◆ Do this:
Print the lines of the listing below verbatim from its first line through the line bearing "plt.rcParams['mathtext.fallback'] = 'cm'". Any pictures are to be omitted.

◆ Dataset content:
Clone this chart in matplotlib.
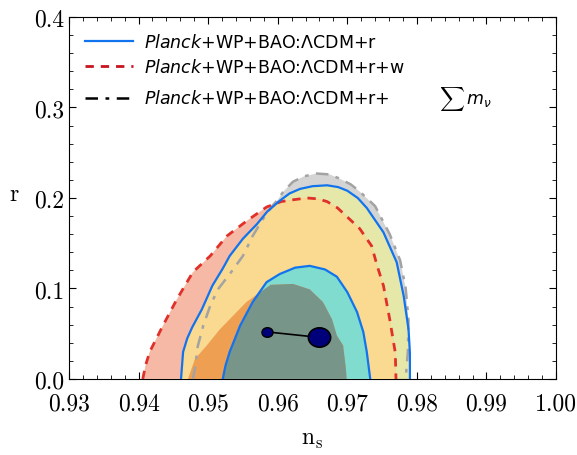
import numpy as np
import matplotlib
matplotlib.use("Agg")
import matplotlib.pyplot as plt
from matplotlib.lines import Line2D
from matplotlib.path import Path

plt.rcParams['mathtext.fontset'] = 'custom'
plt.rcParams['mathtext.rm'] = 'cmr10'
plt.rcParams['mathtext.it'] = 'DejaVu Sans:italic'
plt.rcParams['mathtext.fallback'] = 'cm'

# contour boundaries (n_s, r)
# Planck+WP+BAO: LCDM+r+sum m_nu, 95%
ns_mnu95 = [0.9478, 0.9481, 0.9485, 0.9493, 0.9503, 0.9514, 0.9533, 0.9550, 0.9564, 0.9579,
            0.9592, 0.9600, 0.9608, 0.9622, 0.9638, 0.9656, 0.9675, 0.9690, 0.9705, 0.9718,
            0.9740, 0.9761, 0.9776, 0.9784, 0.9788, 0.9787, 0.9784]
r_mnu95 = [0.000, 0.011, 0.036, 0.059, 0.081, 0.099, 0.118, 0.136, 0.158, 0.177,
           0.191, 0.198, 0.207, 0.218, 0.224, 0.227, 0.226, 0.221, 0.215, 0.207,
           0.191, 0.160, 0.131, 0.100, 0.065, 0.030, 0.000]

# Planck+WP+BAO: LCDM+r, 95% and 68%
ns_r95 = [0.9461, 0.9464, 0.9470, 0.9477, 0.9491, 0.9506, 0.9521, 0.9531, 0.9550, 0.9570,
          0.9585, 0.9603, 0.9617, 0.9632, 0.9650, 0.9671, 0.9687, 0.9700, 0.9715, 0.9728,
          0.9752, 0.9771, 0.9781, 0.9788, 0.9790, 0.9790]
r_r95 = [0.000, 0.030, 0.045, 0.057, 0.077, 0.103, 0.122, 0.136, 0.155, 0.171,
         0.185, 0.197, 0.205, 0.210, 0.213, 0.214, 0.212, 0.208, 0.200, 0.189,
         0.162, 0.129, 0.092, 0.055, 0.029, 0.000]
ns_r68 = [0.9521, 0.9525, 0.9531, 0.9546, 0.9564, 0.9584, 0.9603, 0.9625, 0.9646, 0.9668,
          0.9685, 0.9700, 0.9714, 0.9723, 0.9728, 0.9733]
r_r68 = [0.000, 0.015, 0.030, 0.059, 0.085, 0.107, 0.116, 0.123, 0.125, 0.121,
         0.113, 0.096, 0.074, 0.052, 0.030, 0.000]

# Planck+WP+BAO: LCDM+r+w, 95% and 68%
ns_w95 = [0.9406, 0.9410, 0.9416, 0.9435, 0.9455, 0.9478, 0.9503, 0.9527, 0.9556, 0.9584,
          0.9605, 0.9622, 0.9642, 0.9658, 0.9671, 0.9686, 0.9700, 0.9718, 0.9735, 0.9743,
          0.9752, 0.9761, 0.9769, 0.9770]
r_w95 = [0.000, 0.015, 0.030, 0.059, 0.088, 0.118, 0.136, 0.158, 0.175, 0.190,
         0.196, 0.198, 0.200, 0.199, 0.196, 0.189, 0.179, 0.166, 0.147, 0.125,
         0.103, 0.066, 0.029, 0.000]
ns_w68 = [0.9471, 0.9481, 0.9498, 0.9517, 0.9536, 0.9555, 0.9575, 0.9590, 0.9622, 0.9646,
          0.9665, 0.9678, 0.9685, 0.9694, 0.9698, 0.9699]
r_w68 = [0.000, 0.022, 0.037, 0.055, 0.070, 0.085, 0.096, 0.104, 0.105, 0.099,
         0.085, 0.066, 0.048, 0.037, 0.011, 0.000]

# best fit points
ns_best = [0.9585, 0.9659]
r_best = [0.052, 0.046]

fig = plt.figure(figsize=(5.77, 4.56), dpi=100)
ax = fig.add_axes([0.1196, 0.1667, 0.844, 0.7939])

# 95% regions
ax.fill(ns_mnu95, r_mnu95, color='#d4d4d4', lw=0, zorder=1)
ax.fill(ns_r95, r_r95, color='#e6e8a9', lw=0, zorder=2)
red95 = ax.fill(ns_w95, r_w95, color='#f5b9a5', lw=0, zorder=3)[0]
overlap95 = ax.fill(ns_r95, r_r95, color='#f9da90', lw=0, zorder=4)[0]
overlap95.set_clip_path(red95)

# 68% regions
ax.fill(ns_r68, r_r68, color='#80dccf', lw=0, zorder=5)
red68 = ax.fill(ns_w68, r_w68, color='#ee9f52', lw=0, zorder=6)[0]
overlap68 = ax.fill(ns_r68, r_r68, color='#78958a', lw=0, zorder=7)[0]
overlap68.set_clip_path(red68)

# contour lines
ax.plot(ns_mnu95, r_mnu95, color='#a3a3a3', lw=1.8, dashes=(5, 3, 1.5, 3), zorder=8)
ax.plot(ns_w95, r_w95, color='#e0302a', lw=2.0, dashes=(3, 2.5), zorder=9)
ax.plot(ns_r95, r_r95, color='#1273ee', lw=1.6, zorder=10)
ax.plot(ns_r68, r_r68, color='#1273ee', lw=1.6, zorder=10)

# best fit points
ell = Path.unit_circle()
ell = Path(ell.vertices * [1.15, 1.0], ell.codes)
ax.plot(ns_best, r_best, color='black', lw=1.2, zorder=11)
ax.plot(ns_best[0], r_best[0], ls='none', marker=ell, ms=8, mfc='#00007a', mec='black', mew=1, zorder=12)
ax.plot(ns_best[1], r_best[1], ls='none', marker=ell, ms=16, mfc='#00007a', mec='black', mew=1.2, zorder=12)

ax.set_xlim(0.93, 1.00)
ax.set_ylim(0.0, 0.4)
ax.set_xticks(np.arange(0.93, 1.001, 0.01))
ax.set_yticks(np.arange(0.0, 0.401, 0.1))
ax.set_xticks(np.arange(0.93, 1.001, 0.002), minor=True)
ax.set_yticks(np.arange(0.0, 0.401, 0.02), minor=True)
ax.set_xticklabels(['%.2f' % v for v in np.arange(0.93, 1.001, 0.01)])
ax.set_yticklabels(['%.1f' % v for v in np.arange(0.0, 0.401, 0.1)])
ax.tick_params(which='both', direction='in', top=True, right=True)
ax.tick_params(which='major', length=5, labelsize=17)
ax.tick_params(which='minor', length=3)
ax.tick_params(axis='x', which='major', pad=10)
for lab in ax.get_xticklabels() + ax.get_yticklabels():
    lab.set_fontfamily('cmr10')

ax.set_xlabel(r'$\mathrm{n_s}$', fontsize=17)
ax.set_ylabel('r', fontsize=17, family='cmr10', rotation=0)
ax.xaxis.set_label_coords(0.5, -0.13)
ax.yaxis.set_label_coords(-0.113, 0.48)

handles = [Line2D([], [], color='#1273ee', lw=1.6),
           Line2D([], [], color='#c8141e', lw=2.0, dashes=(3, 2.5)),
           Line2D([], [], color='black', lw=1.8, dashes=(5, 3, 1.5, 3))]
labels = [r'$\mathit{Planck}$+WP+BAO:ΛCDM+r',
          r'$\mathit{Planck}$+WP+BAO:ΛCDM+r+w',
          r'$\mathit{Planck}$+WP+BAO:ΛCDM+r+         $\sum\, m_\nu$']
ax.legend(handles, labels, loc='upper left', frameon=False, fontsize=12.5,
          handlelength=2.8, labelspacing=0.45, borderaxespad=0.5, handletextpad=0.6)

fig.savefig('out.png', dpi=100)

◆ Worked answer:
Clone this chart in matplotlib.
import numpy as np
import matplotlib
matplotlib.use("Agg")
import matplotlib.pyplot as plt
from matplotlib.lines import Line2D
from matplotlib.path import Path

plt.rcParams['mathtext.fontset'] = 'custom'
plt.rcParams['mathtext.rm'] = 'cmr10'
plt.rcParams['mathtext.it'] = 'DejaVu Sans:italic'
plt.rcParams['mathtext.fallback'] = 'cm'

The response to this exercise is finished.